Tribes of the North-West Frontier: British Records, 1836–1960 presents documentary evidence of British interests in the North-West Frontier of the British Indian Empire, as this was understood in the mid-nineteenth century. The region in question now comprises the western frontier of Pakistan. This collection brings together a wide range of official British documents spanning the period 1836–1960, including telegrams, letters, and memoranda authored by various historical figures both famous and obscure, all of which serve to present a primary record of developments along the North-West Frontier from the earliest days of control by the British East India Company to border disputes between the newly formed government of Pakistan and the Kingdom of Afghanistan in the 1950s and early 1960s.
The region stretching from the Pamir Mountains in the north to the Malik Siah Mountains in the south is the ancestral homeland of numerous Pashtun tribes, and the history of the North-West Frontier in many ways documents the history of these tribes, as their actions have alternately hindered and helped attempts by major powers to exert influence in the area throughout the centuries.
The texts which comprise Tribes of the North-West Frontier: British Records, 1836–1960 are all official British government documents drawn from British archives and therefore provide an exclusively British perspective on the history of the North-West Frontier.
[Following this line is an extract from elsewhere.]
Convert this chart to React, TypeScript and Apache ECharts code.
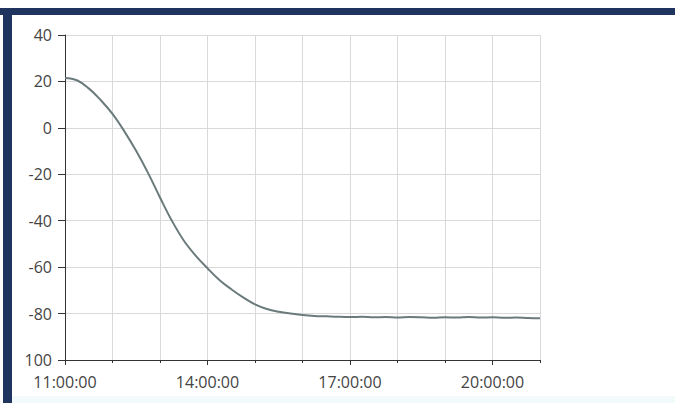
import React, { useEffect, useRef } from "react";
import * as echarts from "echarts";

// time in hours since midnight (15-minute steps)
const times: number[] = [
  11, 11.25, 11.5, 11.75, 12, 12.25, 12.5, 12.75, 13, 13.25, 13.5, 13.75,
  14, 14.25, 14.5, 14.75, 15, 15.25, 15.5, 15.75, 16, 16.25, 16.5, 16.75,
  17, 17.25, 17.5, 17.75, 18, 18.25, 18.5, 18.75, 19, 19.25, 19.5, 19.75,
  20, 20.25, 20.5, 20.75, 21,
];
const values: number[] = [
  21.5, 20.5, 17, 12, 6, -1.5, -10, -19.5, -30, -40, -48.5, -55,
  -60.5, -65.5, -69.5, -73, -76, -78, -79.2, -80, -80.6, -81, -81.2, -81.4,
  -81.5, -81.4, -81.6, -81.5, -81.7, -81.5, -81.6, -81.8, -81.6, -81.7, -81.5, -81.7,
  -81.6, -81.8, -81.7, -81.9, -82,
];
const yTicks = { min: -100, max: 40, step: 20 };
const xRange = { min: 11, max: 21, minorStep: 1, majorStep: 3 };

function fmtHour(v: number): string {
  const h = Math.round(v);
  return (h < 10 ? "0" + h : "" + h) + ":00:00";
}

export default function App() {
  const ref = useRef<HTMLDivElement>(null);
  useEffect(() => {
    if (!ref.current) return;
    const chart = echarts.init(ref.current, undefined, { renderer: "svg" });
    const font = "'Open Sans', 'DejaVu Sans', sans-serif";
    chart.setOption({
      animation: false,
      backgroundColor: "#ffffff",
      grid: { left: 65, right: 135, top: 35, bottom: 43, containLabel: false },
      graphic: [
        { type: "rect", shape: { x: 0, y: 8, width: 675, height: 7 }, style: { fill: "#1f3560" }, z: 10 },
        { type: "rect", shape: { x: 3, y: 8, width: 9, height: 395 }, style: { fill: "#1f3560" }, z: 10 },
        { type: "rect", shape: { x: 12, y: 396, width: 663, height: 7 }, style: { fill: "#f3fafb" }, z: -1 },
      ],
      xAxis: [
        {
          type: "value",
          min: xRange.min,
          max: xRange.max,
          interval: xRange.minorStep,
          axisLine: { show: true, onZero: false, lineStyle: { color: "#333", width: 1 } },
          axisTick: { show: true, length: 3, lineStyle: { color: "#333" } },
          axisLabel: { show: false },
          splitLine: { show: true, lineStyle: { color: "#d9d9d9", width: 1 } },
        },
        {
          type: "value",
          position: "bottom",
          min: xRange.min,
          max: xRange.max,
          interval: xRange.majorStep,
          axisLine: { show: false, onZero: false },
          axisTick: { show: true, length: 5, lineStyle: { color: "#333" } },
          splitLine: { show: false },
          axisLabel: {
            show: true,
            margin: 14,
            color: "#444",
            fontSize: 16,
            fontFamily: font,
            showMaxLabel: false,
            formatter: (v: number) => (v > 20 ? "" : fmtHour(v)),
          },
        },
      ],
      yAxis: {
        type: "value",
        min: yTicks.min,
        max: yTicks.max,
        interval: yTicks.step,
        axisLine: { show: true, onZero: false, lineStyle: { color: "#333", width: 1 } },
        axisTick: { show: true, length: 7, lineStyle: { color: "#333" } },
        splitLine: { show: true, lineStyle: { color: "#d9d9d9", width: 1 } },
        axisLabel: {
          margin: 13,
          color: "#444",
          fontSize: 16,
          fontFamily: font,
          formatter: (v: number) => (v === -100 ? "100" : String(v)),
        },
      },
      series: [
        {
          type: "line",
          xAxisIndex: 0,
          data: times.map((t, i) => [t, values[i]]),
          smooth: 0.4,
          showSymbol: false,
          lineStyle: { color: "#6b7b7c", width: 2 },
        },
      ],
    });
    return () => chart.dispose();
  }, []);
  return (
    <div
      ref={ref}
      style={{ position: "fixed", left: 0, top: 0, width: 675, height: 403 }}
    />
  );
}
The earliest of the presented items date from just before the start of the First Anglo-Afghan War in 1839, which arose out of British concerns over instability in the region, as well as fears of a possible Russian invasion from the north. The remainder of the collection deals primarily with events of the later nineteenth century and the early twentieth century, including major conflicts such as the Second and Third Anglo-Afghan Wars, as well as more obscure incidents such as the frequent raids and counterraids by British forces and Pashtun tribesmen across the Durand Line. The most recent documents date to the 1960s, after the establishment of the independent states of India and Pakistan, and chiefly comprise British reports and observations on border disputes and negotiations between Pakistan and the Kingdom of Afghanistan.
Each document in this collection is richly tagged, full-text searchable, and dynamically discoverable. Users can browse by people, places, and topics (as identified by the collection’s editors), as well as document types (e.g., despatch, map, telegram, letter, etc.). Each object is also georeferenced in a map view, both by geographic origin of the document and by locations associated with items in the collection.